DATA EXTRACT —
+ + +
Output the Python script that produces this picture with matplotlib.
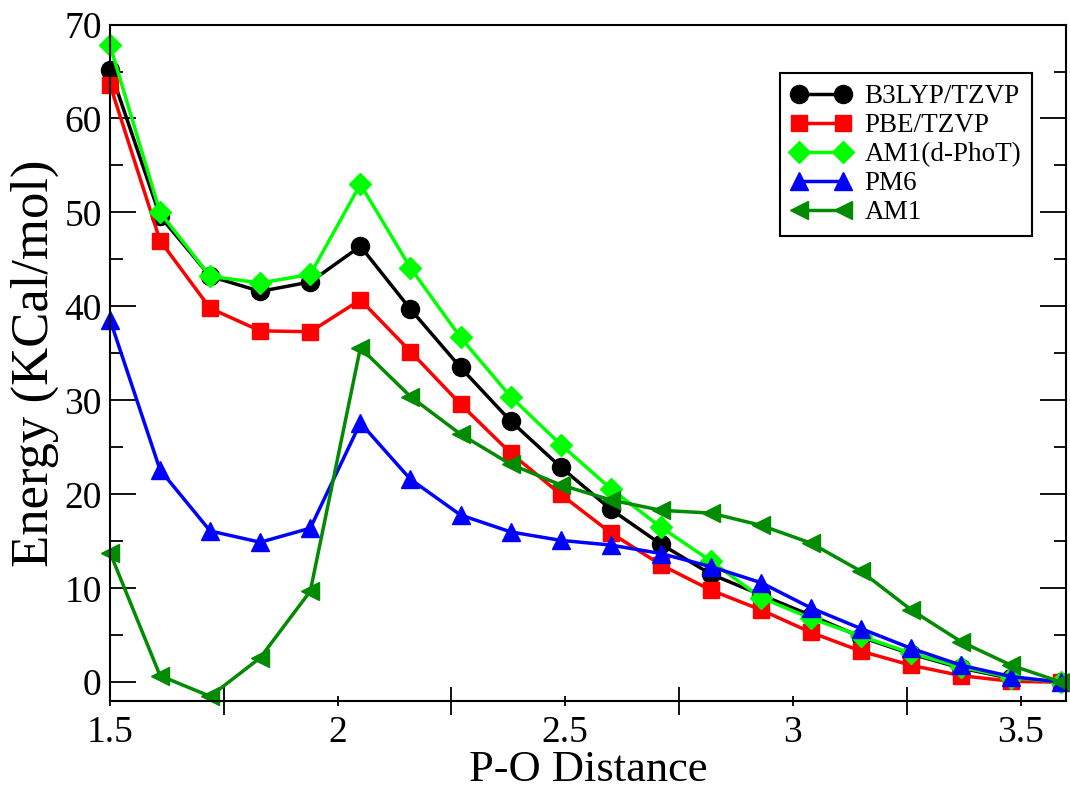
import matplotlib.pyplot as plt
from matplotlib.ticker import MultipleLocator, FormatStrFormatter

plt.rcParams['font.family'] = ['Liberation Serif', 'DejaVu Serif']
plt.rcParams['mathtext.fontset'] = 'stix'

# === P-O distance scan data ===
distance = [1.50, 1.61, 1.72, 1.83, 1.94, 2.05, 2.16, 2.27, 2.38, 2.49,
            2.60, 2.71, 2.82, 2.93, 3.04, 3.15, 3.26, 3.37, 3.48, 3.59]

b3lyp = [65.2, 49.6, 43.2, 41.6, 42.6, 46.4, 39.7, 33.5, 27.8, 22.9,
         18.4, 14.7, 11.5, 9.3, 7.1, 4.8, 3.0, 1.5, 0.4, 0.0]
pbe = [63.6, 47.0, 39.8, 37.4, 37.3, 40.7, 35.2, 29.6, 24.4, 20.0,
       15.9, 12.5, 9.8, 7.7, 5.3, 3.3, 1.8, 0.7, 0.1, 0.0]
am1_dphot = [67.8, 50.0, 43.2, 42.5, 43.4, 53.0, 44.1, 36.7, 30.4, 25.3,
             20.6, 16.5, 12.9, 9.0, 6.8, 4.9, 3.1, 1.6, 0.5, 0.0]
pm6 = [38.6, 22.6, 16.1, 14.9, 16.4, 27.6, 21.6, 17.8, 16.0, 15.1,
       14.6, 13.7, 12.3, 10.6, 7.9, 5.7, 3.6, 1.8, 0.6, 0.0]
am1 = [13.8, 0.7, -1.5, 2.6, 9.7, 35.6, 30.4, 26.4, 23.2, 21.0,
       19.4, 18.3, 18.0, 16.7, 14.8, 11.8, 7.7, 4.3, 1.8, 0.0]

series = [
    ("B3LYP/TZVP", b3lyp, "black", "o", 13),
    ("PBE/TZVP", pbe, "#ff0000", "s", 12),
    ("AM1(d-PhoT)", am1_dphot, "#00ff00", "D", 11),
    ("PM6", pm6, "#0000ff", "^", 13),
    ("AM1", am1, "#008b00", "<", 13),
]

fig = plt.figure(figsize=(10.7, 7.86), dpi=100)
ax = fig.add_axes([0.1028, 0.1081, 0.8935, 0.8607])

for label, vals, color, marker, ms in series:
    ax.plot(distance, vals, color=color, marker=marker, markersize=ms,
            linewidth=2.5, label=label, clip_on=False)

ax.set_xlim(1.5, 3.6)
ax.set_ylim(-2, 70)

ax.xaxis.set_major_locator(MultipleLocator(0.5))
ax.xaxis.set_minor_locator(MultipleLocator(0.25))
ax.xaxis.set_major_formatter(FormatStrFormatter('%g'))
ax.yaxis.set_major_locator(MultipleLocator(10))
ax.yaxis.set_minor_locator(MultipleLocator(5))

ax.tick_params(axis='x', which='major', direction='inout', length=7, width=1.3,
               labelsize=27, pad=7)
ax.tick_params(axis='x', which='minor', direction='inout', length=20, width=1.3)
ax.tick_params(axis='y', which='major', direction='in', length=19, width=1.3,
               labelsize=27, right=True, pad=6)
ax.tick_params(axis='y', which='minor', direction='in', length=9, width=1.3,
               right=True)

for s in ax.spines.values():
    s.set_linewidth(1.5)

ax.set_xlabel("P-O Distance", fontsize=32, labelpad=0)
ax.set_ylabel("Energy (KCal/mol)", fontsize=38, labelpad=4)

leg = ax.legend(loc='upper right', bbox_to_anchor=(0.9644, 0.928),
                borderaxespad=0, fancybox=False, edgecolor='black',
                framealpha=1, fontsize=19.5, numpoints=2, handlelength=2.2,
                labelspacing=0.15, handletextpad=0.5, borderpad=0.4)
leg.get_frame().set_linewidth(1.5)

fig.savefig("out.png", dpi=100)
+ + +
DIRECTIONS FOR THIS TASK — Repeat the listing above from its first line through the line that contains "2.60, 2.71, 2.82, 2.93, 3.04, 3.15, 3.26, 3.37, 3.48, 3.59]", both included, and nothing more. Drop the pictures.

EXPECTED ANSWER —
Output the Python script that produces this picture with matplotlib.
import matplotlib.pyplot as plt
from matplotlib.ticker import MultipleLocator, FormatStrFormatter

plt.rcParams['font.family'] = ['Liberation Serif', 'DejaVu Serif']
plt.rcParams['mathtext.fontset'] = 'stix'

# === P-O distance scan data ===
distance = [1.50, 1.61, 1.72, 1.83, 1.94, 2.05, 2.16, 2.27, 2.38, 2.49,
            2.60, 2.71, 2.82, 2.93, 3.04, 3.15, 3.26, 3.37, 3.48, 3.59]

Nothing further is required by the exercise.